● **Given instruction**
Repeat, exactly and in full, the lines of the listing below, but without any pictures.
########
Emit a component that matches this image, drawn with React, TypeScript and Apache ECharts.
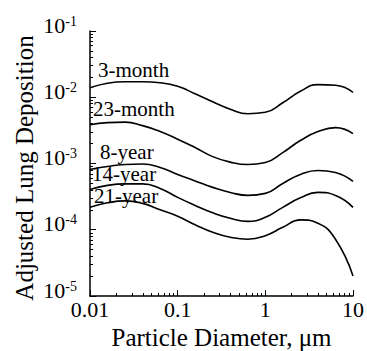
import React, { useEffect, useRef } from 'react';
import * as echarts from 'echarts';

const FONT = 'Liberation Serif';

const diameters = [0.01, 0.0158, 0.0251, 0.0398, 0.0631, 0.1, 0.158, 0.251, 0.398, 0.631, 1, 1.58, 2.51, 3.98, 6.31, 10];
const month3 = [0.0139, 0.01626, 0.0171, 0.0171, 0.01652, 0.01462, 0.0113, 0.00855, 0.0066, 0.00565, 0.00594, 0.00826, 0.0123, 0.0155, 0.0152, 0.01189];
const month23 = [0.00385, 0.00414, 0.00421, 0.00373, 0.00303, 0.00233, 0.00174, 0.00127, 0.00105, 0.000966, 0.001035, 0.001462, 0.00222, 0.00303, 0.00348, 0.00282];
const year8 = [0.000813, 0.000902, 0.000966, 0.000982, 0.000871, 0.000684, 0.000546, 0.000436, 0.000366, 0.00033, 0.000354, 0.0005, 0.000684, 0.000785, 0.000732, 0.000536];
const year14 = [0.000406, 0.000467, 0.000492, 0.000492, 0.000421, 0.000308, 0.000233, 0.00018, 0.000149, 0.000134, 0.000154, 0.000218, 0.000303, 0.000366, 0.00033, 0.000218];
const year21 = [0.000218, 0.000255, 0.000273, 0.00025, 0.0002, 0.00016, 0.000119, 0.0000916, 0.0000771, 0.000072, 0.0000813, 0.000109, 0.000141, 0.000125, 0.000072, 0.00002];

const seriesNames = ['3-month', '23-month', '8-year', '14-year', '21-year'];
const seriesValues = [month3, month23, year8, year14, year21];

const xDecades = [0.01, 0.1, 1];
const yDecades = [1e-5, 1e-4, 1e-3, 1e-2];
const minorMultipliers = [2, 3, 4, 5, 6, 7, 8, 9];

const xMinor = xDecades.flatMap((d) => minorMultipliers.map((m) => +(d * m).toPrecision(6)));
const yMinor = yDecades.flatMap((d) => minorMultipliers.map((m) => +(d * m).toPrecision(6)));

const xTitle = 'Particle Diameter, \u03bcm';
const yTitle = 'Adjusted Lung Deposition';

// label positions (pixels): [left, vertical middle]
const labelPos: [number, number][] = [
  [98, 70],
  [93, 109],
  [100, 152],
  [92, 174],
  [94, 196],
];

export default function App() {
  const ref = useRef<HTMLDivElement>(null);
  useEffect(() => {
    if (!ref.current) return;
    const chart = echarts.init(ref.current, undefined, { renderer: 'svg' });
    const axisLineStyle = { color: '#000', width: 1.5 };
    chart.setOption({
      animation: false,
      backgroundColor: '#fff',
      grid: { left: 90, right: 14, top: 31, bottom: 55, containLabel: false, outerBoundsMode: 'none' },
      xAxis: [
        {
          type: 'log',
          logBase: 10,
          min: 0.01,
          max: 10,
          axisLine: { lineStyle: axisLineStyle },
          axisTick: { inside: true, length: 6, lineStyle: { color: '#000', width: 1 } },
          axisLabel: {
            color: '#000',
            fontSize: 22,
            fontFamily: FONT,
            margin: 2,
            formatter: (v: number) => String(+v.toPrecision(3)),
          },
          splitLine: { show: false },
          minorTick: { show: false },
          name: xTitle,
          nameLocation: 'middle',
          nameGap: 29,
          nameTextStyle: { color: '#000', fontSize: 25, fontFamily: FONT },
        },
        {
          type: 'log',
          logBase: 10,
          min: 0.01,
          max: 10,
          position: 'bottom',
          axisLine: { show: false },
          axisTick: { inside: true, length: 3, customValues: xMinor, lineStyle: { color: '#000', width: 1 } },
          axisLabel: { show: false },
          splitLine: { show: false },
        },
      ],
      yAxis: [
        {
          type: 'log',
          logBase: 10,
          min: 1e-5,
          max: 0.1,
          axisLine: { show: true, lineStyle: axisLineStyle },
          axisTick: { show: true, inside: true, length: 6, lineStyle: { color: '#000', width: 1 } },
          axisLabel: {
            color: '#000',
            margin: 13,
            padding: [0, 0, 12, 0],
            formatter: (v: number) => '{a|10}{b|' + Math.round(Math.log10(v)) + '}',
            rich: {
              a: { fontSize: 22, fontFamily: FONT, color: '#000', lineHeight: 22, verticalAlign: 'bottom' },
              b: { fontSize: 14, fontFamily: FONT, color: '#000', lineHeight: 22, verticalAlign: 'top', padding: [0, 0, 10, 0] },
            },
          },
          splitLine: { show: false },
        },
        {
          type: 'log',
          logBase: 10,
          min: 1e-5,
          max: 0.1,
          position: 'left',
          axisLine: { show: false },
          axisTick: { show: true, inside: true, length: 3, customValues: yMinor, lineStyle: { color: '#000', width: 1 } },
          axisLabel: { show: false },
          splitLine: { show: false },
        },
      ],
      series: seriesValues.map((vals, i) => ({
        name: seriesNames[i],
        type: 'line',
        xAxisIndex: 0,
        yAxisIndex: 0,
        smooth: 0.5,
        symbol: 'none',
        lineStyle: { color: '#000', width: 1.6 },
        data: diameters.map((d, j) => [d, vals[j]]),
      })),
      graphic: [
        ...seriesNames.map((n, i) => ({
          type: 'text',
          x: labelPos[i][0],
          y: labelPos[i][1],
          z: 10,
          style: { text: n, fill: '#000', fontSize: 21, fontFamily: FONT, verticalAlign: 'middle', align: 'left' },
        })),
        {
          type: 'text',
          x: 24,
          y: 168,
          rotation: Math.PI / 2,
          style: { text: yTitle, fill: '#000', fontSize: 25, fontFamily: FONT, align: 'center', verticalAlign: 'middle' },
        },
      ],
    });
    return () => chart.dispose();
  }, []);
  return <div ref={ref} style={{ position: 'fixed', left: 0, top: 0, width: 367, height: 351, background: '#fff' }} />;
}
########
● **Written response**
Emit a component that matches this image, drawn with React, TypeScript and Apache ECharts.
import React, { useEffect, useRef } from 'react';
import * as echarts from 'echarts';

const FONT = 'Liberation Serif';

const diameters = [0.01, 0.0158, 0.0251, 0.0398, 0.0631, 0.1, 0.158, 0.251, 0.398, 0.631, 1, 1.58, 2.51, 3.98, 6.31, 10];
const month3 = [0.0139, 0.01626, 0.0171, 0.0171, 0.01652, 0.01462, 0.0113, 0.00855, 0.0066, 0.00565, 0.00594, 0.00826, 0.0123, 0.0155, 0.0152, 0.01189];
const month23 = [0.00385, 0.00414, 0.00421, 0.00373, 0.00303, 0.00233, 0.00174, 0.00127, 0.00105, 0.000966, 0.001035, 0.001462, 0.00222, 0.00303, 0.00348, 0.00282];
const year8 = [0.000813, 0.000902, 0.000966, 0.000982, 0.000871, 0.000684, 0.000546, 0.000436, 0.000366, 0.00033, 0.000354, 0.0005, 0.000684, 0.000785, 0.000732, 0.000536];
const year14 = [0.000406, 0.000467, 0.000492, 0.000492, 0.000421, 0.000308, 0.000233, 0.00018, 0.000149, 0.000134, 0.000154, 0.000218, 0.000303, 0.000366, 0.00033, 0.000218];
const year21 = [0.000218, 0.000255, 0.000273, 0.00025, 0.0002, 0.00016, 0.000119, 0.0000916, 0.0000771, 0.000072, 0.0000813, 0.000109, 0.000141, 0.000125, 0.000072, 0.00002];

const seriesNames = ['3-month', '23-month', '8-year', '14-year', '21-year'];
const seriesValues = [month3, month23, year8, year14, year21];

const xDecades = [0.01, 0.1, 1];
const yDecades = [1e-5, 1e-4, 1e-3, 1e-2];
const minorMultipliers = [2, 3, 4, 5, 6, 7, 8, 9];

const xMinor = xDecades.flatMap((d) => minorMultipliers.map((m) => +(d * m).toPrecision(6)));
const yMinor = yDecades.flatMap((d) => minorMultipliers.map((m) => +(d * m).toPrecision(6)));

const xTitle = 'Particle Diameter, \u03bcm';
const yTitle = 'Adjusted Lung Deposition';

// label positions (pixels): [left, vertical middle]
const labelPos: [number, number][] = [
  [98, 70],
  [93, 109],
  [100, 152],
  [92, 174],
  [94, 196],
];

export default function App() {
  const ref = useRef<HTMLDivElement>(null);
  useEffect(() => {
    if (!ref.current) return;
    const chart = echarts.init(ref.current, undefined, { renderer: 'svg' });
    const axisLineStyle = { color: '#000', width: 1.5 };
    chart.setOption({
      animation: false,
      backgroundColor: '#fff',
      grid: { left: 90, right: 14, top: 31, bottom: 55, containLabel: false, outerBoundsMode: 'none' },
      xAxis: [
        {
          type: 'log',
          logBase: 10,
          min: 0.01,
          max: 10,
          axisLine: { lineStyle: axisLineStyle },
          axisTick: { inside: true, length: 6, lineStyle: { color: '#000', width: 1 } },
          axisLabel: {
            color: '#000',
            fontSize: 22,
            fontFamily: FONT,
            margin: 2,
            formatter: (v: number) => String(+v.toPrecision(3)),
          },
          splitLine: { show: false },
          minorTick: { show: false },
          name: xTitle,
          nameLocation: 'middle',
          nameGap: 29,
          nameTextStyle: { color: '#000', fontSize: 25, fontFamily: FONT },
        },
        {
          type: 'log',
          logBase: 10,
          min: 0.01,
          max: 10,
          position: 'bottom',
          axisLine: { show: false },
          axisTick: { inside: true, length: 3, customValues: xMinor, lineStyle: { color: '#000', width: 1 } },
          axisLabel: { show: false },
          splitLine: { show: false },
        },
      ],
      yAxis: [
        {
          type: 'log',
          logBase: 10,
          min: 1e-5,
          max: 0.1,
          axisLine: { show: true, lineStyle: axisLineStyle },
          axisTick: { show: true, inside: true, length: 6, lineStyle: { color: '#000', width: 1 } },
          axisLabel: {
            color: '#000',
            margin: 13,
            padding: [0, 0, 12, 0],
            formatter: (v: number) => '{a|10}{b|' + Math.round(Math.log10(v)) + '}',
            rich: {
              a: { fontSize: 22, fontFamily: FONT, color: '#000', lineHeight: 22, verticalAlign: 'bottom' },
              b: { fontSize: 14, fontFamily: FONT, color: '#000', lineHeight: 22, verticalAlign: 'top', padding: [0, 0, 10, 0] },
            },
          },
          splitLine: { show: false },
        },
        {
          type: 'log',
          logBase: 10,
          min: 1e-5,
          max: 0.1,
          position: 'left',
          axisLine: { show: false },
          axisTick: { show: true, inside: true, length: 3, customValues: yMinor, lineStyle: { color: '#000', width: 1 } },
          axisLabel: { show: false },
          splitLine: { show: false },
        },
      ],
      series: seriesValues.map((vals, i) => ({
        name: seriesNames[i],
        type: 'line',
        xAxisIndex: 0,
        yAxisIndex: 0,
        smooth: 0.5,
        symbol: 'none',
        lineStyle: { color: '#000', width: 1.6 },
        data: diameters.map((d, j) => [d, vals[j]]),
      })),
      graphic: [
        ...seriesNames.map((n, i) => ({
          type: 'text',
          x: labelPos[i][0],
          y: labelPos[i][1],
          z: 10,
          style: { text: n, fill: '#000', fontSize: 21, fontFamily: FONT, verticalAlign: 'middle', align: 'left' },
        })),
        {
          type: 'text',
          x: 24,
          y: 168,
          rotation: Math.PI / 2,
          style: { text: yTitle, fill: '#000', fontSize: 25, fontFamily: FONT, align: 'center', verticalAlign: 'middle' },
        },
      ],
    });
    return () => chart.dispose();
  }, []);
  return <div ref={ref} style={{ position: 'fixed', left: 0, top: 0, width: 367, height: 351, background: '#fff' }} />;
}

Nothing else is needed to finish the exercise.